::: DATASET RECORDS :::

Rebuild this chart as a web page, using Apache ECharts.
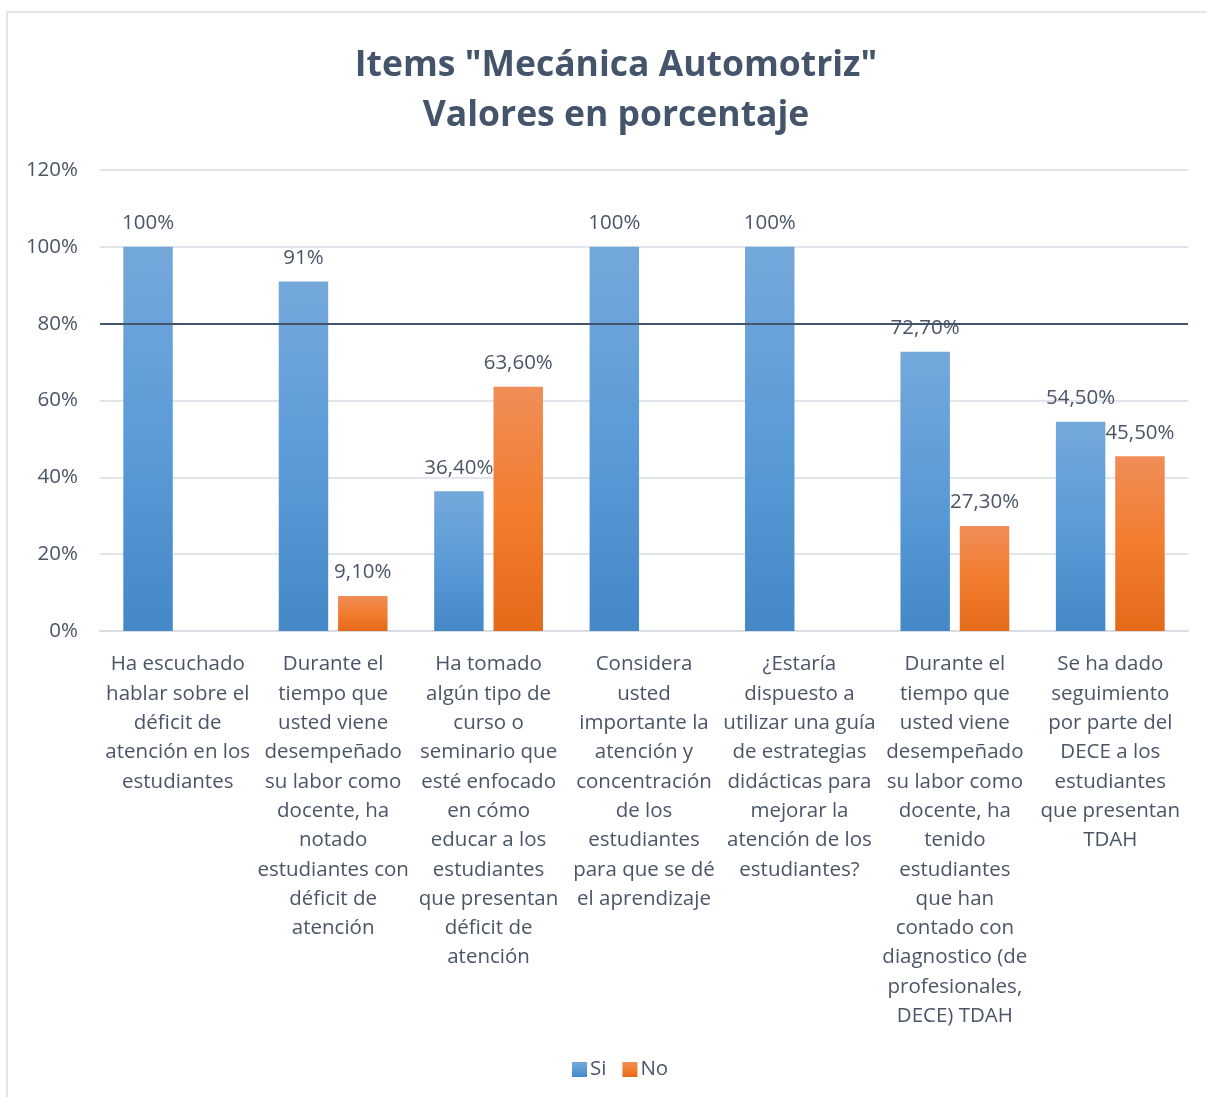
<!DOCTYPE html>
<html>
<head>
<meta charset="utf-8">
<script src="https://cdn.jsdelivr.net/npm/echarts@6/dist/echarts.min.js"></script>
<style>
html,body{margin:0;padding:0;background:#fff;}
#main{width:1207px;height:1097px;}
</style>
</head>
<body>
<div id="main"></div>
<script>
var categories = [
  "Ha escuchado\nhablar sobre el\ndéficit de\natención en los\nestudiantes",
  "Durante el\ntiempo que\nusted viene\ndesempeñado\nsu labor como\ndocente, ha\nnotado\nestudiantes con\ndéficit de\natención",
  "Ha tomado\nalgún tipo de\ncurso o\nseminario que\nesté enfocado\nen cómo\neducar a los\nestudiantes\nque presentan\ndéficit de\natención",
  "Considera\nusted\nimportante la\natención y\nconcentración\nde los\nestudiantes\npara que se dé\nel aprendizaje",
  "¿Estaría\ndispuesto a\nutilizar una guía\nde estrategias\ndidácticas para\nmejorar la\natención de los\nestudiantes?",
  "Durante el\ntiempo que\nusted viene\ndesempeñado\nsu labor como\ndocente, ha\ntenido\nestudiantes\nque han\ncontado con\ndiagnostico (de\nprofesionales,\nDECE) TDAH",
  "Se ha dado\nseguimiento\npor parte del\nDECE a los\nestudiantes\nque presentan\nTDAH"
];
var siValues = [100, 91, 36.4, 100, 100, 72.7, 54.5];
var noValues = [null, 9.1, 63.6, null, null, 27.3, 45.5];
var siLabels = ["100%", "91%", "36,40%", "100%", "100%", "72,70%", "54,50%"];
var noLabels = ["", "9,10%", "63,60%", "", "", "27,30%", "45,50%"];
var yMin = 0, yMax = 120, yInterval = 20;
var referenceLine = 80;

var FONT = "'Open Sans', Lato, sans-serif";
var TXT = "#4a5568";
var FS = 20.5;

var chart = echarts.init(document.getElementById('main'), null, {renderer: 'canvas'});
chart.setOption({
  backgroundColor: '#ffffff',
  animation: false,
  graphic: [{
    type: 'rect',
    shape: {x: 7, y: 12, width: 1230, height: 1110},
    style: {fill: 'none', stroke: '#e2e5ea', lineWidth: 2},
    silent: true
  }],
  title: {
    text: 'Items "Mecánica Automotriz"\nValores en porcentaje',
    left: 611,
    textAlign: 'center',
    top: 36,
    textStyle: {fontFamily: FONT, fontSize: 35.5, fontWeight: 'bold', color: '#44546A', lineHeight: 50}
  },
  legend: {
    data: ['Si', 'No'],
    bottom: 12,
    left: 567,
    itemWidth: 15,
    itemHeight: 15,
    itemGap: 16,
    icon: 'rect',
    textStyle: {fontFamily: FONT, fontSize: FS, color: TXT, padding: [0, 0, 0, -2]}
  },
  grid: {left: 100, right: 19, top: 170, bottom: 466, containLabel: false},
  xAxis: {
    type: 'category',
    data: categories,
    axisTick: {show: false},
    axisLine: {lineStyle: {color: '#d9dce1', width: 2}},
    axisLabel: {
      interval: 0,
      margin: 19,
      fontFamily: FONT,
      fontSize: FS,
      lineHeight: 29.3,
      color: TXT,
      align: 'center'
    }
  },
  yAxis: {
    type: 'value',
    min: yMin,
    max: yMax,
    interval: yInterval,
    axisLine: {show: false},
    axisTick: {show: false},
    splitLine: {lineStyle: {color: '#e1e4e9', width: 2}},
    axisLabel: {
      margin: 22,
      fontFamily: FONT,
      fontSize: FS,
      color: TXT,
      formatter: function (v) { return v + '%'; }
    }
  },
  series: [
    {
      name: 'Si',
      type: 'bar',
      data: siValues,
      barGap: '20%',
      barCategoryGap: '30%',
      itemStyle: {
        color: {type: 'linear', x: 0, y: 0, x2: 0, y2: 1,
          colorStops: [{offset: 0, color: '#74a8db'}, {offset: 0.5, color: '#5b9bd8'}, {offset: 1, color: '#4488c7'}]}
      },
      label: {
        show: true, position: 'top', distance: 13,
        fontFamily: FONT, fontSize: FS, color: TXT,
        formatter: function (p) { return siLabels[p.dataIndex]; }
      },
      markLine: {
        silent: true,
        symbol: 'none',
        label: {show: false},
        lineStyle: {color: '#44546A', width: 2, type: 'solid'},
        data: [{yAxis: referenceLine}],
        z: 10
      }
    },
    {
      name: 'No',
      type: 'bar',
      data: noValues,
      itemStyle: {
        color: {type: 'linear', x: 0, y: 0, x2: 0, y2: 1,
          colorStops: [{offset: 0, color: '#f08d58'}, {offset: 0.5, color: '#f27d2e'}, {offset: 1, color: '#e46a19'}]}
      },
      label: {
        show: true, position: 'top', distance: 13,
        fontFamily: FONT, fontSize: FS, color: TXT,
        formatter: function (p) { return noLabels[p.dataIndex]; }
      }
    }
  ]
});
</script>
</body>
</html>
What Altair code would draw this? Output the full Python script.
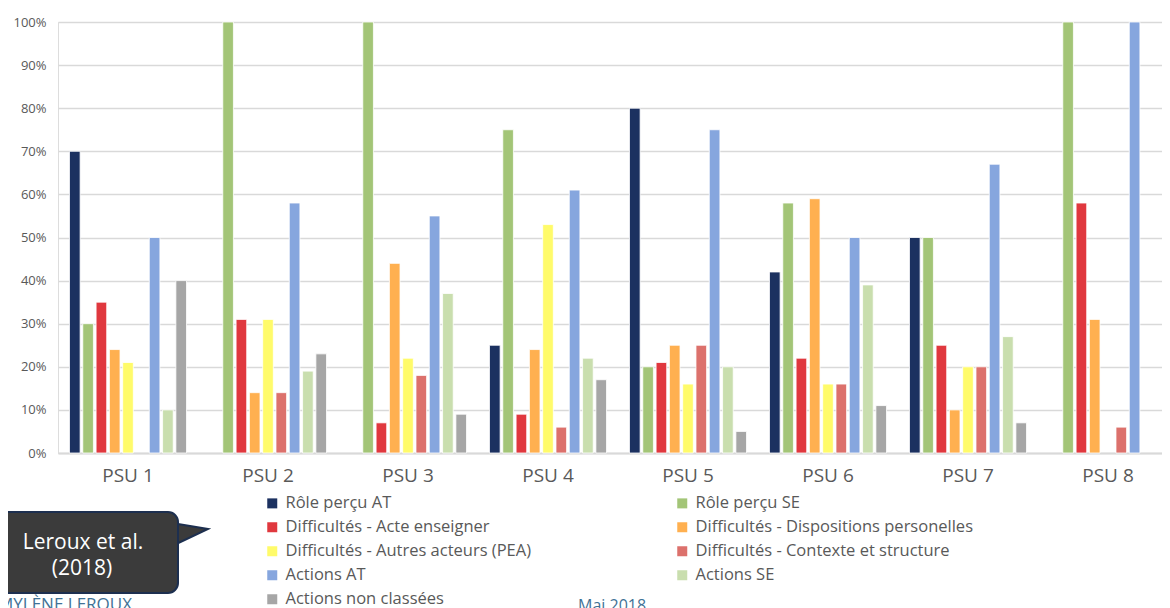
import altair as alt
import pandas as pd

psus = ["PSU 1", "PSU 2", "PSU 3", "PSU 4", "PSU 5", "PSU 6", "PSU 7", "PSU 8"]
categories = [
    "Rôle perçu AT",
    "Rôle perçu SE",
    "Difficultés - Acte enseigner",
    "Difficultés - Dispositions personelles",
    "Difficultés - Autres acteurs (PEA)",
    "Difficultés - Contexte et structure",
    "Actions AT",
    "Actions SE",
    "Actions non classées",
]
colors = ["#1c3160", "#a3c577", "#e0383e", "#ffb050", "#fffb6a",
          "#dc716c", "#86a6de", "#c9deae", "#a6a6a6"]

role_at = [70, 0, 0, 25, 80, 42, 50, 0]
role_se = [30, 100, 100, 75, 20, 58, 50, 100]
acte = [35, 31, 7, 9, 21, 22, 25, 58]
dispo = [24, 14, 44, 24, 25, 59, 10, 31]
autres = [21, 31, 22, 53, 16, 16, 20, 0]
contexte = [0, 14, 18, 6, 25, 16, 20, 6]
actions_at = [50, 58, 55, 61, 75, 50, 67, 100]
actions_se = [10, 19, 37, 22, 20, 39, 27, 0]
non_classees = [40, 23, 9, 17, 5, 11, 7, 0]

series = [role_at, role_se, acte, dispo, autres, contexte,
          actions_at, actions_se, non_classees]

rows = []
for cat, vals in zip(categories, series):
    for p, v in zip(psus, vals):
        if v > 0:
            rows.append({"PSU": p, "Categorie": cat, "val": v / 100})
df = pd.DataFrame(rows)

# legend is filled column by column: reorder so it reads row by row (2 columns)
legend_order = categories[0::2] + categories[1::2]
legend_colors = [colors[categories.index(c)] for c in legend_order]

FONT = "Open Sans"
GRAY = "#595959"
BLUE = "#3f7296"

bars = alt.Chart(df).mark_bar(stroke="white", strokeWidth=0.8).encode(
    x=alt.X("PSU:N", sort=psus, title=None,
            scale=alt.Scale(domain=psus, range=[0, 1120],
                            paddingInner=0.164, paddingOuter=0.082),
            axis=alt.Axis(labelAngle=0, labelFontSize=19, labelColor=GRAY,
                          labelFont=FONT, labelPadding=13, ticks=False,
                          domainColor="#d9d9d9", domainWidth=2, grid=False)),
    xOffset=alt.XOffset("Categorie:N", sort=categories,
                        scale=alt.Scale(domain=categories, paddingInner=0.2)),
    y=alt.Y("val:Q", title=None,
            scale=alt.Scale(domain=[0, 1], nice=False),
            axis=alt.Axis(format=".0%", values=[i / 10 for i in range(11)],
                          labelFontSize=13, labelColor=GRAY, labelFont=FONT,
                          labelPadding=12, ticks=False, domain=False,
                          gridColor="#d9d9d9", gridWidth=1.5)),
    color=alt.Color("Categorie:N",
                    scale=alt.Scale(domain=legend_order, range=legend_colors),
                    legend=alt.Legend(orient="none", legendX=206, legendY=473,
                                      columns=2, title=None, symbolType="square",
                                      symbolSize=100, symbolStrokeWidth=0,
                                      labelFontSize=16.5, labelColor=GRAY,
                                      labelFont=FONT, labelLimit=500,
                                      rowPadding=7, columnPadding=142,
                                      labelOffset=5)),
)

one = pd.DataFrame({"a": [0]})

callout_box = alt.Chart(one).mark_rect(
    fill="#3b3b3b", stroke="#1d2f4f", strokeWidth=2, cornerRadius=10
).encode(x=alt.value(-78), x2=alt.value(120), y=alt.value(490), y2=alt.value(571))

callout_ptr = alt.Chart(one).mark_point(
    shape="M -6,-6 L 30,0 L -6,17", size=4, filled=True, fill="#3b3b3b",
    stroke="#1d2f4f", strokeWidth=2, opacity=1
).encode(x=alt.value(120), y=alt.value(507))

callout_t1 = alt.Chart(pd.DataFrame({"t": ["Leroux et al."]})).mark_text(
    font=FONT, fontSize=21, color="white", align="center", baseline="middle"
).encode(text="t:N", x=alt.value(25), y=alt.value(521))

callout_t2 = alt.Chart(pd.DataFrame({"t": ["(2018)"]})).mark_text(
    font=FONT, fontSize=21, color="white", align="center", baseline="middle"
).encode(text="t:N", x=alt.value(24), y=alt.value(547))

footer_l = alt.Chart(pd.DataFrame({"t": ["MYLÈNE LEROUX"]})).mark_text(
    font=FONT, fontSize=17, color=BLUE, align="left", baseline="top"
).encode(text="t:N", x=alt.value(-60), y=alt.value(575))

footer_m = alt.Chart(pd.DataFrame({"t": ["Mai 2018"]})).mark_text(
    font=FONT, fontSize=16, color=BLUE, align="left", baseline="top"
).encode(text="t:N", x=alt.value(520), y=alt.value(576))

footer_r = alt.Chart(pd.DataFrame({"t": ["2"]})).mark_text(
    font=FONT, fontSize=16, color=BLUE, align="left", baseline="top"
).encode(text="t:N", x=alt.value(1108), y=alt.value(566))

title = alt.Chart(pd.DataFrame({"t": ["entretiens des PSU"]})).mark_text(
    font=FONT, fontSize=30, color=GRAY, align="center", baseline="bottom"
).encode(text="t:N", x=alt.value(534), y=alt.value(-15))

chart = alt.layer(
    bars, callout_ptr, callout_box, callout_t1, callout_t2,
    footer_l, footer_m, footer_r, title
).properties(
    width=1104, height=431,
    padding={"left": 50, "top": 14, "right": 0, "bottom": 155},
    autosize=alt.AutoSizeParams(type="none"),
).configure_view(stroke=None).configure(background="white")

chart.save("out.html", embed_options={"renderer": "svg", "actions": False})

:::

• _SET TASK_
Look through the records above and report how many lines hold the word "script", giving only the number.

• _TASK RESPONSE_
4